(REQUEST) Word for word, copy all the data and drop the pictures.

#### INFORMATION SUPPLIED ####

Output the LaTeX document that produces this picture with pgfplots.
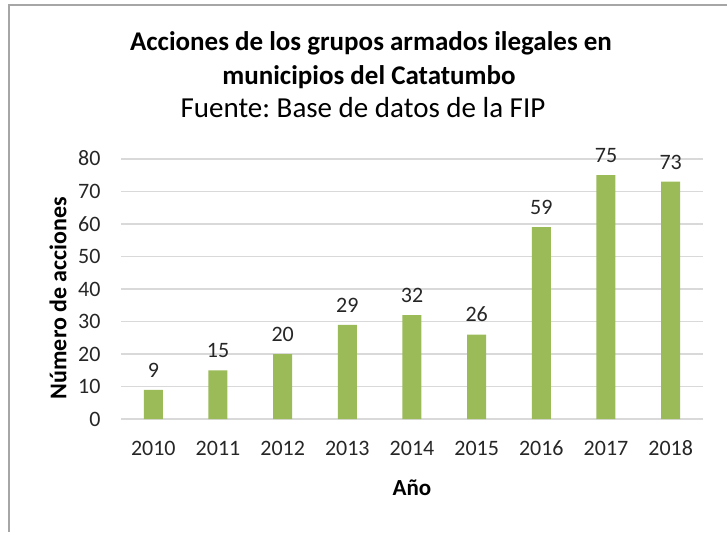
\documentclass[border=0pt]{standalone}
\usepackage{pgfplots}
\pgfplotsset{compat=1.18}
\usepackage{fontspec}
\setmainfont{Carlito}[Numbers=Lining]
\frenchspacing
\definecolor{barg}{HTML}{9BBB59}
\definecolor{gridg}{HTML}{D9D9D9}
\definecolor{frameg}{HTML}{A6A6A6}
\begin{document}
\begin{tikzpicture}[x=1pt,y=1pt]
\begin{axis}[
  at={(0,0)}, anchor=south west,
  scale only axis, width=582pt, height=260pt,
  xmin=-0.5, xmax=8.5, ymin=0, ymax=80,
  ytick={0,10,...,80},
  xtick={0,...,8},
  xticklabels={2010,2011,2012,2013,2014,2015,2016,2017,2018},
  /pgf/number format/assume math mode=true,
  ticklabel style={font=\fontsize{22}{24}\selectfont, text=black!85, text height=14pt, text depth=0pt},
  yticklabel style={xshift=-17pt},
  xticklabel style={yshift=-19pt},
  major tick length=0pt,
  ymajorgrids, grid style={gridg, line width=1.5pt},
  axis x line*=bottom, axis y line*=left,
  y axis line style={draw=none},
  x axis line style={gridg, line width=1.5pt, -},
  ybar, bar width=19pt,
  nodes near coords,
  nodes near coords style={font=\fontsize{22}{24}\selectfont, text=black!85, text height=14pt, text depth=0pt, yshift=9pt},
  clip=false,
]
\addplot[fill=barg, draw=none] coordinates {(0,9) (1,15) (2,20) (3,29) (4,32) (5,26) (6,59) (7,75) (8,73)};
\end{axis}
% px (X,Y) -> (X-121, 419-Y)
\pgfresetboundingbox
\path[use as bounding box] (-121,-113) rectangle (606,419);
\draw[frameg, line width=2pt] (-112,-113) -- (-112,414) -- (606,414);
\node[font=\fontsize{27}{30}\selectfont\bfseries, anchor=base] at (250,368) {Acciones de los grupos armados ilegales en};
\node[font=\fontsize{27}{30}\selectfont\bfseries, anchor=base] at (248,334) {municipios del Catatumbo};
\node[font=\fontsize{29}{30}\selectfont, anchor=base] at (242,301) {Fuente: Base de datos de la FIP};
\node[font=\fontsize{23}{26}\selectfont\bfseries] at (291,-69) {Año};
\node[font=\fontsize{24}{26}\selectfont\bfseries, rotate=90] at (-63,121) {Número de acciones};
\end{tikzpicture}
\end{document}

####

(EXERCISE OUTPUT)
Output the LaTeX document that produces this picture with pgfplots.
\documentclass[border=0pt]{standalone}
\usepackage{pgfplots}
\pgfplotsset{compat=1.18}
\usepackage{fontspec}
\setmainfont{Carlito}[Numbers=Lining]
\frenchspacing
\definecolor{barg}{HTML}{9BBB59}
\definecolor{gridg}{HTML}{D9D9D9}
\definecolor{frameg}{HTML}{A6A6A6}
\begin{document}
\begin{tikzpicture}[x=1pt,y=1pt]
\begin{axis}[
  at={(0,0)}, anchor=south west,
  scale only axis, width=582pt, height=260pt,
  xmin=-0.5, xmax=8.5, ymin=0, ymax=80,
  ytick={0,10,...,80},
  xtick={0,...,8},
  xticklabels={2010,2011,2012,2013,2014,2015,2016,2017,2018},
  /pgf/number format/assume math mode=true,
  ticklabel style={font=\fontsize{22}{24}\selectfont, text=black!85, text height=14pt, text depth=0pt},
  yticklabel style={xshift=-17pt},
  xticklabel style={yshift=-19pt},
  major tick length=0pt,
  ymajorgrids, grid style={gridg, line width=1.5pt},
  axis x line*=bottom, axis y line*=left,
  y axis line style={draw=none},
  x axis line style={gridg, line width=1.5pt, -},
  ybar, bar width=19pt,
  nodes near coords,
  nodes near coords style={font=\fontsize{22}{24}\selectfont, text=black!85, text height=14pt, text depth=0pt, yshift=9pt},
  clip=false,
]
\addplot[fill=barg, draw=none] coordinates {(0,9) (1,15) (2,20) (3,29) (4,32) (5,26) (6,59) (7,75) (8,73)};
\end{axis}
% px (X,Y) -> (X-121, 419-Y)
\pgfresetboundingbox
\path[use as bounding box] (-121,-113) rectangle (606,419);
\draw[frameg, line width=2pt] (-112,-113) -- (-112,414) -- (606,414);
\node[font=\fontsize{27}{30}\selectfont\bfseries, anchor=base] at (250,368) {Acciones de los grupos armados ilegales en};
\node[font=\fontsize{27}{30}\selectfont\bfseries, anchor=base] at (248,334) {municipios del Catatumbo};
\node[font=\fontsize{29}{30}\selectfont, anchor=base] at (242,301) {Fuente: Base de datos de la FIP};
\node[font=\fontsize{23}{26}\selectfont\bfseries] at (291,-69) {Año};
\node[font=\fontsize{24}{26}\selectfont\bfseries, rotate=90] at (-63,121) {Número de acciones};
\end{tikzpicture}
\end{document}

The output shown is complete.